Yes. Fractional CFOs and fractional COOs have followed the same path for the same reasons — businesses need senior judgment at specific moments far more often than they need one person sitting in that seat five days a week for years, and marketing leadership is simply the latest role to unbundle from full-time employment.
What's the difference between a retainer and a project-based fractional CMO engagement?
An ongoing retainer provides continuous strategic and execution leadership for a business that needs someone accountable for marketing as a whole on an open-ended basis, while a project-based engagement covers a defined deliverable with a clear start and end, such as a go-to-market plan or a marketing audit.
What are the clearest signs a business needs a fractional CMO right now?
Common signals include marketing spend growing without a clear link to pipeline, a founder or CEO still making weekly tactical marketing calls a year or more into the business, good specialists with no one owning the overall strategy connecting their work, and a business that has clearly outgrown ad-hoc marketing but isn't ready for a full-time hire.
Is a fractional CMO actually cheaper, or just structured differently?
Pricing reflects seniority and outcomes rather than a discount rate — it typically runs as an hourly rate or a fixed project fee scaled to complexity and duration, not a cut-rate version of a full-time salary. The savings come from paying for judgment when it's needed rather than carrying a fixed year-round executive cost.
How is a fractional CMO different from a traditional full-time CMO?

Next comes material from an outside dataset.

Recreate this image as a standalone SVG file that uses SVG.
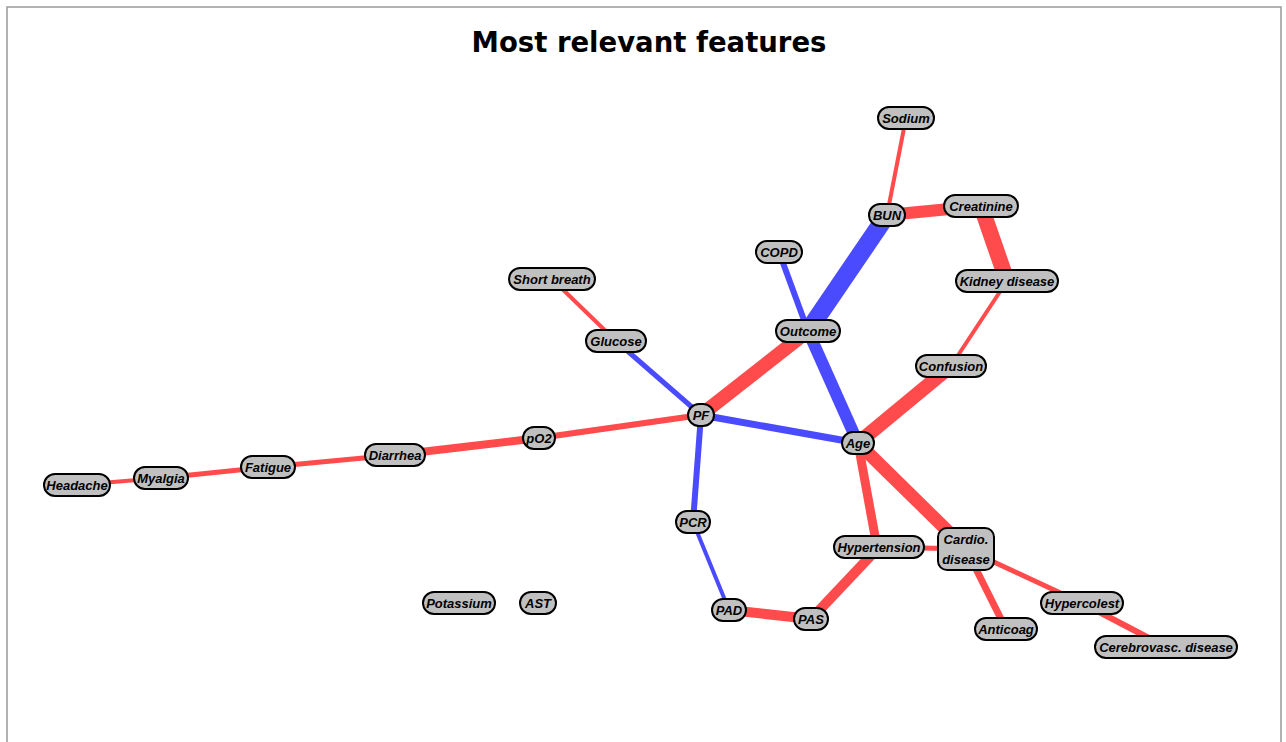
<svg xmlns="http://www.w3.org/2000/svg" width="1286" height="742" viewBox="0 0 1286 742">
<style>
.n rect{fill:#c0c0c0;stroke:#000;stroke-width:2}
.n text{font-family:"Liberation Sans",Arial,sans-serif;font-weight:bold;font-style:italic;font-size:13px;fill:#000;text-anchor:middle;dominant-baseline:central}
.r{stroke:#ff4b4b;stroke-linecap:butt;fill:none}
.b{stroke:#4a4aff;stroke-linecap:butt;fill:none}
</style>
<rect x="0" y="0" width="1286" height="742" fill="#fff"/>
<rect x="7" y="7" width="1274" height="740" fill="none" stroke="#999" stroke-width="1.5"/>
<text x="649" y="52" font-family="DejaVu Sans,sans-serif" font-weight="bold" font-size="27.5" text-anchor="middle" fill="#000">Most relevant features</text>
<g id="connectors">
<line class="r" x1="906" y1="118" x2="887" y2="215" stroke-width="4"/>
<line class="r" x1="887" y1="215" x2="981" y2="206" stroke-width="12"/>
<line class="r" x1="981" y1="206" x2="1007" y2="281" stroke-width="16"/>
<line class="r" x1="1007" y1="281" x2="951" y2="366" stroke-width="4"/>
<line class="r" x1="951" y1="366" x2="858" y2="443" stroke-width="14"/>
<line class="b" x1="887" y1="215" x2="808" y2="331" stroke-width="18"/>
<line class="b" x1="779" y1="252" x2="808" y2="331" stroke-width="6"/>
<line class="b" x1="808" y1="331" x2="858" y2="443" stroke-width="12"/>
<line class="r" x1="808" y1="331" x2="701" y2="415" stroke-width="14"/>
<line class="r" x1="552" y1="279" x2="616" y2="341" stroke-width="4"/>
<line class="b" x1="616" y1="341" x2="701" y2="415" stroke-width="5"/>
<line class="b" x1="701" y1="415" x2="858" y2="443" stroke-width="7"/>
<line class="r" x1="701" y1="415" x2="539" y2="438" stroke-width="6"/>
<line class="r" x1="539" y1="438" x2="395" y2="455" stroke-width="8"/>
<line class="r" x1="395" y1="455" x2="268" y2="467" stroke-width="5"/>
<line class="r" x1="268" y1="467" x2="161" y2="478" stroke-width="5"/>
<line class="r" x1="161" y1="478" x2="77" y2="485" stroke-width="4"/>
<line class="b" x1="701" y1="415" x2="693" y2="522" stroke-width="6"/>
<line class="b" x1="693" y1="522" x2="729" y2="610" stroke-width="4"/>
<line class="r" x1="729" y1="610" x2="811" y2="619" stroke-width="10"/>
<line class="r" x1="811" y1="619" x2="879" y2="547" stroke-width="10"/>
<line class="r" x1="858" y1="443" x2="877" y2="547" stroke-width="9"/>
<line class="r" x1="858" y1="443" x2="966" y2="549" stroke-width="13"/>
<line class="r" x1="879" y1="547" x2="966" y2="549" stroke-width="5"/>
<line class="r" x1="966" y1="549" x2="1006" y2="629" stroke-width="7"/>
<line class="r" x1="966" y1="549" x2="1082" y2="603" stroke-width="5"/>
<line class="r" x1="1082" y1="603" x2="1166" y2="647" stroke-width="6"/>
</g>
<g id="Sodium" class="n"><rect x="878" y="107" width="56" height="22" rx="11"/><text x="906" y="118">Sodium</text></g>
<g id="BUN" class="n"><rect x="869" y="204" width="36" height="22" rx="11"/><text x="887" y="215">BUN</text></g>
<g id="Creatinine" class="n"><rect x="944" y="195" width="74" height="22" rx="11"/><text x="981" y="206">Creatinine</text></g>
<g id="COPD" class="n"><rect x="756" y="241" width="46" height="22" rx="11"/><text x="779" y="252">COPD</text></g>
<g id="Kidney_disease" class="n"><rect x="956" y="270" width="102" height="22" rx="11"/><text x="1007" y="281">Kidney disease</text></g>
<g id="Short_breath" class="n"><rect x="509" y="268" width="86" height="22" rx="11"/><text x="552" y="279">Short breath</text></g>
<g id="Glucose" class="n"><rect x="586" y="330" width="60" height="22" rx="11"/><text x="616" y="341">Glucose</text></g>
<g id="Outcome" class="n"><rect x="776" y="320" width="64" height="22" rx="11"/><text x="808" y="331">Outcome</text></g>
<g id="Confusion" class="n"><rect x="916" y="355" width="70" height="22" rx="11"/><text x="951" y="366">Confusion</text></g>
<g id="PF" class="n"><rect x="688" y="404" width="26" height="22" rx="11"/><text x="701" y="415">PF</text></g>
<g id="pO2" class="n"><rect x="523" y="427" width="32" height="22" rx="11"/><text x="539" y="438">pO2</text></g>
<g id="Age" class="n"><rect x="842" y="432" width="32" height="22" rx="11"/><text x="858" y="443">Age</text></g>
<g id="Diarrhea" class="n"><rect x="365" y="444" width="60" height="22" rx="11"/><text x="395" y="455">Diarrhea</text></g>
<g id="Fatigue" class="n"><rect x="241" y="456" width="54" height="22" rx="11"/><text x="268" y="467">Fatigue</text></g>
<g id="Myalgia" class="n"><rect x="134" y="467" width="54" height="22" rx="11"/><text x="161" y="478">Myalgia</text></g>
<g id="Headache" class="n"><rect x="44" y="474" width="66" height="22" rx="11"/><text x="77" y="485">Headache</text></g>
<g id="PCR" class="n"><rect x="676" y="511" width="34" height="22" rx="11"/><text x="693" y="522">PCR</text></g>
<g id="Hypertension" class="n"><rect x="834" y="536" width="90" height="22" rx="11"/><text x="879" y="547">Hypertension</text></g>
<g id="Cardio_disease" class="n"><rect x="938" y="528" width="56" height="42" rx="9"/><text x="966" y="539">Cardio.</text><text x="966" y="559">disease</text></g>
<g id="Potassium" class="n"><rect x="423" y="592" width="72" height="22" rx="11"/><text x="459" y="603">Potassium</text></g>
<g id="AST" class="n"><rect x="520" y="592" width="36" height="22" rx="11"/><text x="538" y="603">AST</text></g>
<g id="PAD" class="n"><rect x="712" y="599" width="34" height="22" rx="11"/><text x="729" y="610">PAD</text></g>
<g id="PAS" class="n"><rect x="794" y="608" width="34" height="22" rx="11"/><text x="811" y="619">PAS</text></g>
<g id="Anticoag" class="n"><rect x="975" y="618" width="62" height="22" rx="11"/><text x="1006" y="629">Anticoag</text></g>
<g id="Hypercolest" class="n"><rect x="1041" y="592" width="82" height="22" rx="11"/><text x="1082" y="603">Hypercolest</text></g>
<g id="Cerebrovasc_disease" class="n"><rect x="1095" y="636" width="142" height="22" rx="11"/><text x="1166" y="647">Cerebrovasc. disease</text></g>
</svg>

A fractional CMO — also called a part-time, outsourced or interim CMO — delivers the same executive-level accountability as a full-time CMO, just not five days a week for years at a time. The practical differences are speed (weeks to start versus a 6-12 month executive search), cost structure (hourly or project-based versus a fixed salary and equity package), and flexibility (the engagement scales with the actual need instead of locking in a multi-year commitment). It doesn't replace a full-time CMO at scale — larger organisations still benefit from a dedicated, always-on executive — but for most growing companies it's now the structurally correct choice, not just the cheaper one.